### EXERCISE
Only the lines from the start of the data to the line containing "ax.set_zorder(5)", both included, should be output, exactly and without pictures.

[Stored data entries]
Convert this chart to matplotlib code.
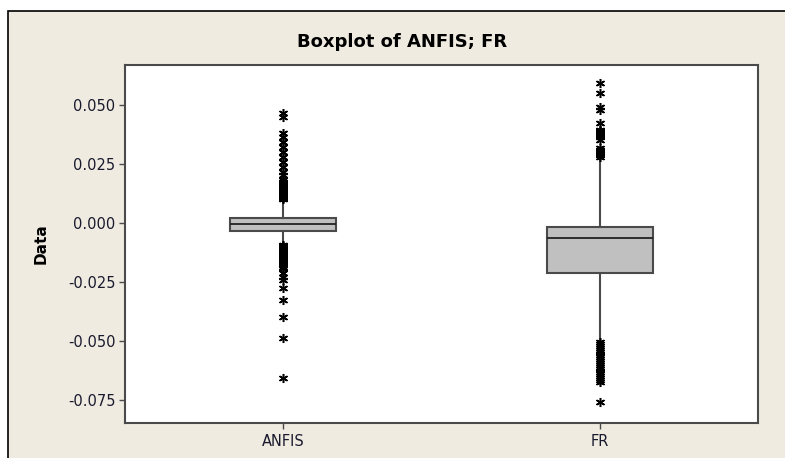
import matplotlib.pyplot as plt
from matplotlib.patches import Rectangle

# ── data ──────────────────────────────────────────────────────────────────────
labels = ["ANFIS", "FR"]
q1 = [-0.0034, -0.0211]
med = [-0.0004, -0.0062]
q3 = [0.0021, -0.0016]
whislo = [-0.0092, -0.0496]
whishi = [0.0095, 0.0274]

anfis_out = [0.0100, 0.0104, 0.0108, 0.0112, 0.0116, 0.0120, 0.0124, 0.0128,
             0.0132, 0.0136, 0.0140, 0.0144, 0.0148, 0.0152, 0.0156, 0.0160,
             0.0165, 0.0170, 0.0175, 0.0180, 0.0186, 0.0203, 0.0217, 0.0239,
             0.0260, 0.0281, 0.0302, 0.0323, 0.0345, 0.0366, 0.0380, 0.0448,
             0.0467,
             -0.0095, -0.0099, -0.0103, -0.0107, -0.0111, -0.0115, -0.0119,
             -0.0123, -0.0127, -0.0131, -0.0135, -0.0139, -0.0143, -0.0147,
             -0.0151, -0.0155, -0.0160, -0.0165, -0.0170, -0.0175, -0.0180,
             -0.0185, -0.0192, -0.0213, -0.0228, -0.0242, -0.0277, -0.0326,
             -0.0397, -0.0489, -0.0658]
fr_out = [0.0281, 0.0286, 0.0291, 0.0296, 0.0301, 0.0306, 0.0311, 0.0316,
          0.0352, 0.0366, 0.0371, 0.0376, 0.0381, 0.0386, 0.0391, 0.0395,
          0.0422, 0.0479, 0.0493, 0.0550, 0.0592,
          -0.0503, -0.0512, -0.0521, -0.0530, -0.0539, -0.0548, -0.0557,
          -0.0566, -0.0575, -0.0584, -0.0593, -0.0602, -0.0611, -0.0620,
          -0.0629, -0.0638, -0.0647, -0.0656, -0.0664, -0.0672, -0.0757]
fliers = [anfis_out, fr_out]

yticks = [0.050, 0.025, 0.000, -0.025, -0.050, -0.075]

# ── figure ────────────────────────────────────────────────────────────────────
BEIGE = "#EFEBE1"
EDGE = "#4a4a4a"
TXT = "#1a1a2e"

fig = plt.figure(figsize=(7.85, 4.58), dpi=100, facecolor="white")
fig.patches.append(Rectangle((8 / 785, -0.05), 1.0, 1 - 11 / 458 + 0.05,
                             transform=fig.transFigure, facecolor=BEIGE,
                             edgecolor="black", lw=1.2, zorder=-10))

ax = fig.add_axes([125 / 785, 1 - 423 / 458, 633 / 785, 358 / 458])
ax.set_facecolor("white")
ax.set_zorder(5)

stats = []
for i, lab in enumerate(labels):
    stats.append(dict(label=lab, q1=q1[i], med=med[i], q3=q3[i],
                      whislo=whislo[i], whishi=whishi[i], fliers=fliers[i]))

ax.bxp(stats, positions=[1, 2], widths=0.335, patch_artist=True,
       showcaps=False,
       boxprops=dict(facecolor="#C0C0C0", edgecolor=EDGE, lw=1.5),
       medianprops=dict(color="#222222", lw=1.3),
       whiskerprops=dict(color=EDGE, lw=1.5),
       flierprops=dict(marker=(6, 2, 0), markersize=6.5, markeredgewidth=1.1,
                       markeredgecolor="black", linestyle="none"))

ax.set_xlim(0.5, 2.5)
ax.set_ylim(-0.0847, 0.0669)
ax.set_yticks(yticks)
ax.set_yticklabels([f"{v:.3f}" for v in yticks])
ax.tick_params(axis="both", direction="out", length=4, width=1,
               color=EDGE, labelsize=10.5, labelcolor=TXT, pad=3)
ax.tick_params(axis="x", pad=4)
for s in ax.spines.values():
    s.set_color(EDGE)
    s.set_linewidth(1.5)

ax.set_ylabel("Data", fontsize=11, fontweight="bold", color="black")
ax.yaxis.set_label_coords(-0.121, 0.5)
fig.text(402 / 785, 1 - 42 / 458, "Boxplot of ANFIS; FR", fontsize=13,
         fontweight="bold", color="black", ha="center", va="center")

plt.savefig("out.png", dpi=100, facecolor=fig.get_facecolor())
plt.close()
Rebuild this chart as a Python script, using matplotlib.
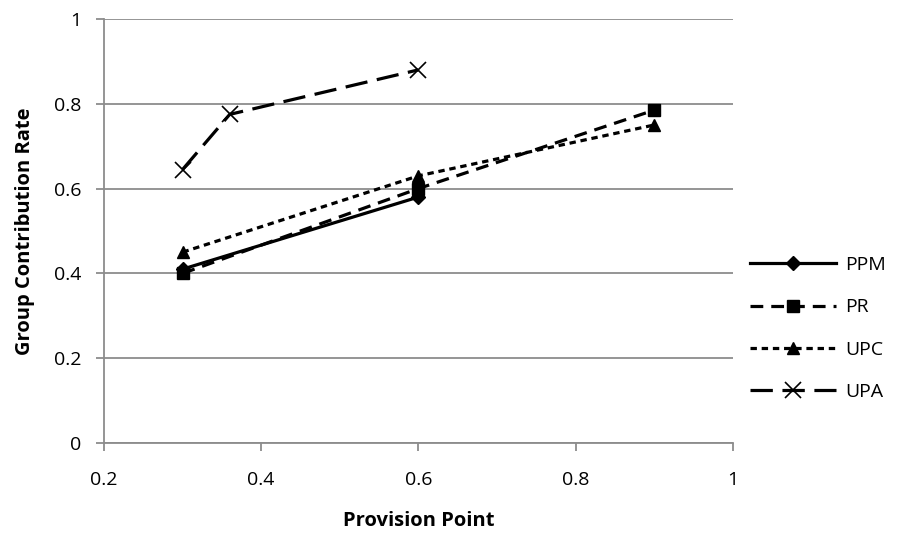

### SOLUTION FOR THIS EXERCISE
Convert this chart to matplotlib code.
import matplotlib.pyplot as plt
from matplotlib.patches import Rectangle

# ── data ──────────────────────────────────────────────────────────────────────
labels = ["ANFIS", "FR"]
q1 = [-0.0034, -0.0211]
med = [-0.0004, -0.0062]
q3 = [0.0021, -0.0016]
whislo = [-0.0092, -0.0496]
whishi = [0.0095, 0.0274]

anfis_out = [0.0100, 0.0104, 0.0108, 0.0112, 0.0116, 0.0120, 0.0124, 0.0128,
             0.0132, 0.0136, 0.0140, 0.0144, 0.0148, 0.0152, 0.0156, 0.0160,
             0.0165, 0.0170, 0.0175, 0.0180, 0.0186, 0.0203, 0.0217, 0.0239,
             0.0260, 0.0281, 0.0302, 0.0323, 0.0345, 0.0366, 0.0380, 0.0448,
             0.0467,
             -0.0095, -0.0099, -0.0103, -0.0107, -0.0111, -0.0115, -0.0119,
             -0.0123, -0.0127, -0.0131, -0.0135, -0.0139, -0.0143, -0.0147,
             -0.0151, -0.0155, -0.0160, -0.0165, -0.0170, -0.0175, -0.0180,
             -0.0185, -0.0192, -0.0213, -0.0228, -0.0242, -0.0277, -0.0326,
             -0.0397, -0.0489, -0.0658]
fr_out = [0.0281, 0.0286, 0.0291, 0.0296, 0.0301, 0.0306, 0.0311, 0.0316,
          0.0352, 0.0366, 0.0371, 0.0376, 0.0381, 0.0386, 0.0391, 0.0395,
          0.0422, 0.0479, 0.0493, 0.0550, 0.0592,
          -0.0503, -0.0512, -0.0521, -0.0530, -0.0539, -0.0548, -0.0557,
          -0.0566, -0.0575, -0.0584, -0.0593, -0.0602, -0.0611, -0.0620,
          -0.0629, -0.0638, -0.0647, -0.0656, -0.0664, -0.0672, -0.0757]
fliers = [anfis_out, fr_out]

yticks = [0.050, 0.025, 0.000, -0.025, -0.050, -0.075]

# ── figure ────────────────────────────────────────────────────────────────────
BEIGE = "#EFEBE1"
EDGE = "#4a4a4a"
TXT = "#1a1a2e"

fig = plt.figure(figsize=(7.85, 4.58), dpi=100, facecolor="white")
fig.patches.append(Rectangle((8 / 785, -0.05), 1.0, 1 - 11 / 458 + 0.05,
                             transform=fig.transFigure, facecolor=BEIGE,
                             edgecolor="black", lw=1.2, zorder=-10))

ax = fig.add_axes([125 / 785, 1 - 423 / 458, 633 / 785, 358 / 458])
ax.set_facecolor("white")
ax.set_zorder(5)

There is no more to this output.